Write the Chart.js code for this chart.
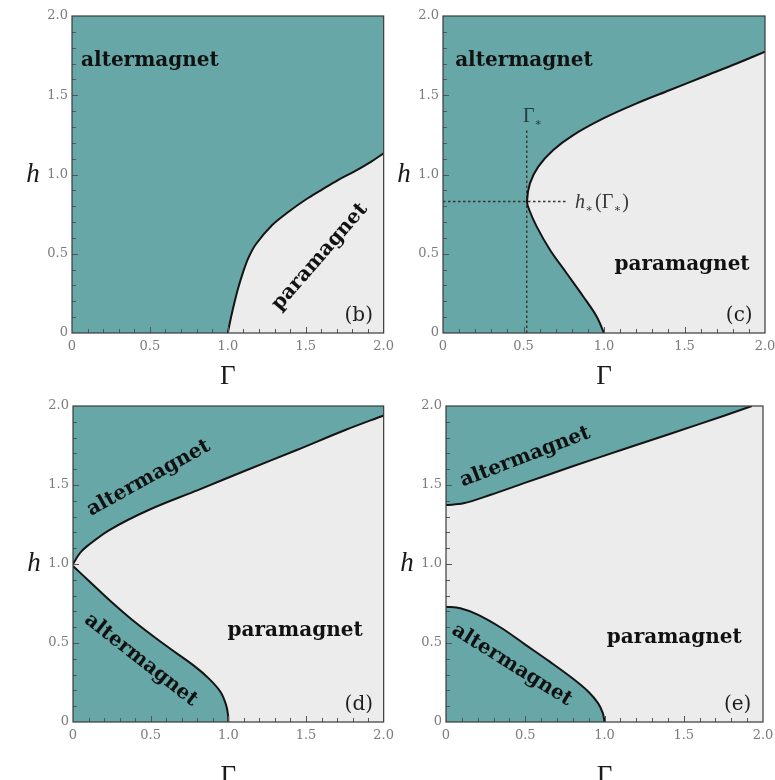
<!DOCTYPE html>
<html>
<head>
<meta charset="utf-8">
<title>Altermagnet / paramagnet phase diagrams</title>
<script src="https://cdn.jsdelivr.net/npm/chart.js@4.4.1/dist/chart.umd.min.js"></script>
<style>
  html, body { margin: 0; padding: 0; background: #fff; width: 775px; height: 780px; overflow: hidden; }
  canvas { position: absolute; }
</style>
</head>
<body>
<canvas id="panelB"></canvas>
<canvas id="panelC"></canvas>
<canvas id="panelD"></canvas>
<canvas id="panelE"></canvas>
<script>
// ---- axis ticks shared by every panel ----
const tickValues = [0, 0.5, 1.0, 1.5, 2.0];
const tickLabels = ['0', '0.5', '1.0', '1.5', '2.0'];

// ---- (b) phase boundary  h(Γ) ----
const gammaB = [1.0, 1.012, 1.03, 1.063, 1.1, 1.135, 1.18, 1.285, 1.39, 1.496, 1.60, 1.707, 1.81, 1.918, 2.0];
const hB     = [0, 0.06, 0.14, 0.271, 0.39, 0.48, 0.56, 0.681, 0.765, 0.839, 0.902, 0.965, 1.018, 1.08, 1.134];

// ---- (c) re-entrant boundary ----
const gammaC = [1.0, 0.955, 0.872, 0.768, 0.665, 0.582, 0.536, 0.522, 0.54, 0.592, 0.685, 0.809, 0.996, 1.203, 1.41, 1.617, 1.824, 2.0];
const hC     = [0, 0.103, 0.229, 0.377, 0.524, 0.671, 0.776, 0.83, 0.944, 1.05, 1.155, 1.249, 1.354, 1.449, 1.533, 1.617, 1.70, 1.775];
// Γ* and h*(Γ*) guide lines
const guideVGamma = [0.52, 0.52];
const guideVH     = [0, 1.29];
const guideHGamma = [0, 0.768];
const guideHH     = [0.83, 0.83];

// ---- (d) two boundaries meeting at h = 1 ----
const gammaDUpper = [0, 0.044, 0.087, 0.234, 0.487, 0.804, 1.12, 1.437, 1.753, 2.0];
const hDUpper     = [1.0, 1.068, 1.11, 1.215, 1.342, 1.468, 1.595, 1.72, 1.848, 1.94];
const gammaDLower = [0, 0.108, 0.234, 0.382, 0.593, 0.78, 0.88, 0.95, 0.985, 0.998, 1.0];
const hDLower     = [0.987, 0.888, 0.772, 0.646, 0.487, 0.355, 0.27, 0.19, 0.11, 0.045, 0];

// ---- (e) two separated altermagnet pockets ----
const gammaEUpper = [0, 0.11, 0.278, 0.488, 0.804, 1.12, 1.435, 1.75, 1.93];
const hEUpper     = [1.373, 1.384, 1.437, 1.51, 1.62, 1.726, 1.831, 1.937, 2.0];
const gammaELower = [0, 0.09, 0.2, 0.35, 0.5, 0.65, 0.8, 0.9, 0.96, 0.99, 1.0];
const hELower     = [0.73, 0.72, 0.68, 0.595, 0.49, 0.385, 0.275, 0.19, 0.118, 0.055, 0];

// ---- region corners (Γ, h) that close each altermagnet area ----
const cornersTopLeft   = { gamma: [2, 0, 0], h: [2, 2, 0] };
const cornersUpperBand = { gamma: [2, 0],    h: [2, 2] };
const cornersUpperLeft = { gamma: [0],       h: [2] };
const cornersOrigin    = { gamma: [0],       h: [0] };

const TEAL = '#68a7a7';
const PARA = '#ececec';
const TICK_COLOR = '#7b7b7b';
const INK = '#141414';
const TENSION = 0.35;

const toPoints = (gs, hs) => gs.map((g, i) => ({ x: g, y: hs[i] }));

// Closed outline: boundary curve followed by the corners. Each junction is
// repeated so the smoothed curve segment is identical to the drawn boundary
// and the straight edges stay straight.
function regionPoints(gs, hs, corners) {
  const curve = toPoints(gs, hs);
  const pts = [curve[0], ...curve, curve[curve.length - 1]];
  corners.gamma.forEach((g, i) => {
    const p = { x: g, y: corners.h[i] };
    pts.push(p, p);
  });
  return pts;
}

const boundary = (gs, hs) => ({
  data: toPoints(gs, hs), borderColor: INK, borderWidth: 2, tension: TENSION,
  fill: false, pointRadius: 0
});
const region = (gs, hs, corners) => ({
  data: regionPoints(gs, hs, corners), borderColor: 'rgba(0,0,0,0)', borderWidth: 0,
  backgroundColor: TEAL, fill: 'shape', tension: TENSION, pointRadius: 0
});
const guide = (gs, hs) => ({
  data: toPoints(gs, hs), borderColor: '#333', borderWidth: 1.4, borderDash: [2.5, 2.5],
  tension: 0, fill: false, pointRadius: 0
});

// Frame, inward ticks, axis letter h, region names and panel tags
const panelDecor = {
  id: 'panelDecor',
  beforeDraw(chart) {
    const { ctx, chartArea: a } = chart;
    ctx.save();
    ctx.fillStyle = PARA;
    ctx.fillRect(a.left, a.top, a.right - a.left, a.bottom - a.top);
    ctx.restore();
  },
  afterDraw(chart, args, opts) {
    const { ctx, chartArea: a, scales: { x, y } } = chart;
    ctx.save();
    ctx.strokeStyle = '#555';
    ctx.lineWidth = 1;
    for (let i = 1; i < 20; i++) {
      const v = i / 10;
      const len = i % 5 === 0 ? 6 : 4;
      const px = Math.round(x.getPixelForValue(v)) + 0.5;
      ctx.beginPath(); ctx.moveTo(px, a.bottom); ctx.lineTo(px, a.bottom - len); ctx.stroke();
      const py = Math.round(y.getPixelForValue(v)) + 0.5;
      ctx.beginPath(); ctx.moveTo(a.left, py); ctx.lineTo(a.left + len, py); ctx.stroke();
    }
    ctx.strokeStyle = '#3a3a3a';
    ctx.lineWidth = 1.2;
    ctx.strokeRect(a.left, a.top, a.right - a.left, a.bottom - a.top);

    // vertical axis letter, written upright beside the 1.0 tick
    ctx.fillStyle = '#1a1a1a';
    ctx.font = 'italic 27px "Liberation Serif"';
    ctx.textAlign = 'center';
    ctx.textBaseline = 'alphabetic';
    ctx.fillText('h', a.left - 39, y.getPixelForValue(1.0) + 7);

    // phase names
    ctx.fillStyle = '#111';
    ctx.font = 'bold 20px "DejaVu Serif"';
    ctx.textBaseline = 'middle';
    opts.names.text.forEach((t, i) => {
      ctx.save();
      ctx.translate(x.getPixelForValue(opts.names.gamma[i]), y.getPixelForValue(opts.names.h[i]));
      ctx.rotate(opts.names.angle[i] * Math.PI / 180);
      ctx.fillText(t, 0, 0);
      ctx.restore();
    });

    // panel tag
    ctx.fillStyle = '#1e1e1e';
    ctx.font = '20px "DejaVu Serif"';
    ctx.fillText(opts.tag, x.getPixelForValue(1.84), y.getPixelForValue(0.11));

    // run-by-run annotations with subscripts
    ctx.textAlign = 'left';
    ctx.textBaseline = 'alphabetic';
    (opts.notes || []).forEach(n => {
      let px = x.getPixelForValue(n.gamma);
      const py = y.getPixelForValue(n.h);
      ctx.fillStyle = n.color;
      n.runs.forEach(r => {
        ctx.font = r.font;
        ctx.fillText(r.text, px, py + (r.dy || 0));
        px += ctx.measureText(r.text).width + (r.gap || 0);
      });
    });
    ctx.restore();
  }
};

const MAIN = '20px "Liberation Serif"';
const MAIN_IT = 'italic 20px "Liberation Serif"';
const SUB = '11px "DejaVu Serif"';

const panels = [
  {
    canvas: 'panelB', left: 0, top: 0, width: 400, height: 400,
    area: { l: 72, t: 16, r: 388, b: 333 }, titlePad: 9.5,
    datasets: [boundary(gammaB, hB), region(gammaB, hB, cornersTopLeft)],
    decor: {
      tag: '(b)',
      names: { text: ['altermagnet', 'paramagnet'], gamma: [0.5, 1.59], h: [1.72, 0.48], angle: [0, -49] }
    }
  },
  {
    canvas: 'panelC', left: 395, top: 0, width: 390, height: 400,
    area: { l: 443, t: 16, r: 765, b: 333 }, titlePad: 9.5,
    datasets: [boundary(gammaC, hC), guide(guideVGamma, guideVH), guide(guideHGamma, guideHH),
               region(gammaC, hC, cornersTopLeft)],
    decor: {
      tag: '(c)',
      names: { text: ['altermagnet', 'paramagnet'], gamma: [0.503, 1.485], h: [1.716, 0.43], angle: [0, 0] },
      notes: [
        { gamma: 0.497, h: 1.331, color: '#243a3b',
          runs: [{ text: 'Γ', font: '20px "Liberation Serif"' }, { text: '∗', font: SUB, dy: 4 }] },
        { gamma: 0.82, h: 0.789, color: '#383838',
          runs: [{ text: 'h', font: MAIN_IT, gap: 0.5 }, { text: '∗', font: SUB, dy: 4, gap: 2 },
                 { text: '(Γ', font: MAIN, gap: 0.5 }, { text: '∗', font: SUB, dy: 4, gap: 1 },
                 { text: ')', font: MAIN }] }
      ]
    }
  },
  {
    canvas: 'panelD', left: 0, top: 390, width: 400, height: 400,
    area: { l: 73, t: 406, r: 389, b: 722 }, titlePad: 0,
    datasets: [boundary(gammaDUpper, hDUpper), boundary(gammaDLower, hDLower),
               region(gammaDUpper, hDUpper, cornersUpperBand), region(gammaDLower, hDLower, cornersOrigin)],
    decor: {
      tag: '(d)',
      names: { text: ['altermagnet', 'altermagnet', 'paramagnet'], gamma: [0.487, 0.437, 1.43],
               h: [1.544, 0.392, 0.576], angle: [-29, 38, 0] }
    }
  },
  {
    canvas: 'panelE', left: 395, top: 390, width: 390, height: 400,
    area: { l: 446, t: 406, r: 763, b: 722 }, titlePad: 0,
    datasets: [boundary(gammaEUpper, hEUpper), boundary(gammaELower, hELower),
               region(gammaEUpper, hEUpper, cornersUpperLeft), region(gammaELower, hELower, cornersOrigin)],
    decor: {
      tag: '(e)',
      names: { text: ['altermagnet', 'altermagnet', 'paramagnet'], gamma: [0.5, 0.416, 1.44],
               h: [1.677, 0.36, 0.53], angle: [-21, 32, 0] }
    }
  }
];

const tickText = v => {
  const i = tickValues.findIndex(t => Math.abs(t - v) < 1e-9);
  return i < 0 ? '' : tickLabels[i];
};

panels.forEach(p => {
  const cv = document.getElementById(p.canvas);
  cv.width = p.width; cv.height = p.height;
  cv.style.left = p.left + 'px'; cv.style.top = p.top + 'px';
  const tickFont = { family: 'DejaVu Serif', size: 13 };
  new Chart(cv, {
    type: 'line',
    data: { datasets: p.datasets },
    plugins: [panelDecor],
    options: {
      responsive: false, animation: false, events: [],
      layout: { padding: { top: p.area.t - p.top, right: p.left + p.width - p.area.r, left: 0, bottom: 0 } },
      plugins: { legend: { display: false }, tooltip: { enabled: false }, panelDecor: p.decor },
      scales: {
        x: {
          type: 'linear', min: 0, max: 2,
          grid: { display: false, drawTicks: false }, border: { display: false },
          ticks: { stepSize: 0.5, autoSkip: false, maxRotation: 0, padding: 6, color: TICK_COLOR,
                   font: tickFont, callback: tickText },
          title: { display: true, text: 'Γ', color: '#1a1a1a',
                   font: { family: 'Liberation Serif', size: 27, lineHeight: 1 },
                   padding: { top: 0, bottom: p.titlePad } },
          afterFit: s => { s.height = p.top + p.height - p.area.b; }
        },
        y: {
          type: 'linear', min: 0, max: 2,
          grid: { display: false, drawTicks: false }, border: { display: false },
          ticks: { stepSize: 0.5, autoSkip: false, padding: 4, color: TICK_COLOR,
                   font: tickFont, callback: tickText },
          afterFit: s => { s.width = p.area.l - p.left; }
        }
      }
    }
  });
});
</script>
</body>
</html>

* * * *

*Written task*. Pictures are excluded; extract exactly the lines from the start of the data through the line that holds "0.11, 0.045, 0];", both ends included.

*Exercise result*.
Write the Chart.js code for this chart.
<!DOCTYPE html>
<html>
<head>
<meta charset="utf-8">
<title>Altermagnet / paramagnet phase diagrams</title>
<script src="https://cdn.jsdelivr.net/npm/chart.js@4.4.1/dist/chart.umd.min.js"></script>
<style>
  html, body { margin: 0; padding: 0; background: #fff; width: 775px; height: 780px; overflow: hidden; }
  canvas { position: absolute; }
</style>
</head>
<body>
<canvas id="panelB"></canvas>
<canvas id="panelC"></canvas>
<canvas id="panelD"></canvas>
<canvas id="panelE"></canvas>
<script>
// ---- axis ticks shared by every panel ----
const tickValues = [0, 0.5, 1.0, 1.5, 2.0];
const tickLabels = ['0', '0.5', '1.0', '1.5', '2.0'];

// ---- (b) phase boundary  h(Γ) ----
const gammaB = [1.0, 1.012, 1.03, 1.063, 1.1, 1.135, 1.18, 1.285, 1.39, 1.496, 1.60, 1.707, 1.81, 1.918, 2.0];
const hB     = [0, 0.06, 0.14, 0.271, 0.39, 0.48, 0.56, 0.681, 0.765, 0.839, 0.902, 0.965, 1.018, 1.08, 1.134];

// ---- (c) re-entrant boundary ----
const gammaC = [1.0, 0.955, 0.872, 0.768, 0.665, 0.582, 0.536, 0.522, 0.54, 0.592, 0.685, 0.809, 0.996, 1.203, 1.41, 1.617, 1.824, 2.0];
const hC     = [0, 0.103, 0.229, 0.377, 0.524, 0.671, 0.776, 0.83, 0.944, 1.05, 1.155, 1.249, 1.354, 1.449, 1.533, 1.617, 1.70, 1.775];
// Γ* and h*(Γ*) guide lines
const guideVGamma = [0.52, 0.52];
const guideVH     = [0, 1.29];
const guideHGamma = [0, 0.768];
const guideHH     = [0.83, 0.83];

// ---- (d) two boundaries meeting at h = 1 ----
const gammaDUpper = [0, 0.044, 0.087, 0.234, 0.487, 0.804, 1.12, 1.437, 1.753, 2.0];
const hDUpper     = [1.0, 1.068, 1.11, 1.215, 1.342, 1.468, 1.595, 1.72, 1.848, 1.94];
const gammaDLower = [0, 0.108, 0.234, 0.382, 0.593, 0.78, 0.88, 0.95, 0.985, 0.998, 1.0];
const hDLower     = [0.987, 0.888, 0.772, 0.646, 0.487, 0.355, 0.27, 0.19, 0.11, 0.045, 0];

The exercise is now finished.